New season. New you. We began in the sky, in the stardust, we moved wombward into the water, out into the earthly world, and we arrive, now, in fire. Happy first day of summer.
The solstice is a special day, irregular, when doors swing open that are otherwise closed, like on Halloween, like the winter solstice and the equinoxes. There are extra layers of possibility afoot. Open yourself, why not, ease yourself toward a more primal state of mind. A battle’s taking place. Twins wage war for rulership over the year. According to the ancient myths, the Oak King has been in power since the solstice in December. Now, after half a year at the helm, he’s sapped. Today, the summer solstice, when the sun reaches its highest point in the sky here in the northern hemisphere, the Holly King, the dark mischievous other half, beats his brother, and takes the throne for the darkening part of the year. He’ll rule through yule.

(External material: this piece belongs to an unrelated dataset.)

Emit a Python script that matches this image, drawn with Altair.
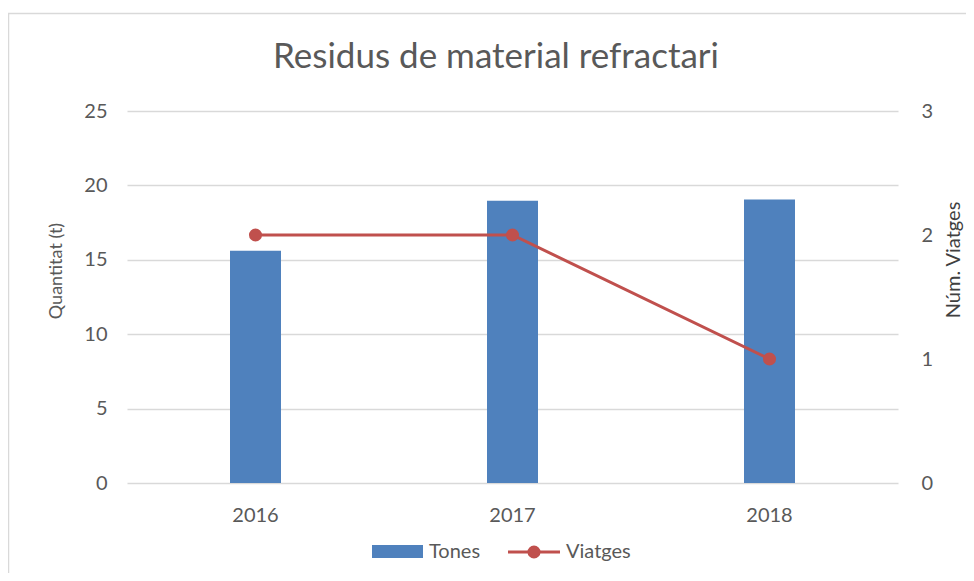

The wheel of the year goes round—round like wreaths hung on doors in winter, round like flower crowns. Two halves within the whole, each force in tension with the other, pushing against, pulling apart, each wanting to overpower its irreconcilable twin. “The very value attached to the life of the man-god necessitates his violent death as the only means of preserving it from the inevitable decay of age,” writes James Frazer in The Golden Bough. “The same reasoning would apply to the King of the Wood; he, too, had to be killed in order that the divine spirit, incarnate in him, might be transferred in its integrity to his successor.” Ritual death, a fertility fest, rebirth. Power rising, taking hold, falling, taking new form. “He must increase, but I must decrease,” says John the Baptist of Jesus, born six months, a year’s half-turn, before him. “You can never have a new thing without breaking an old,” says D.H. Lawrence. “The new thing is the death of the old.” What’s coming?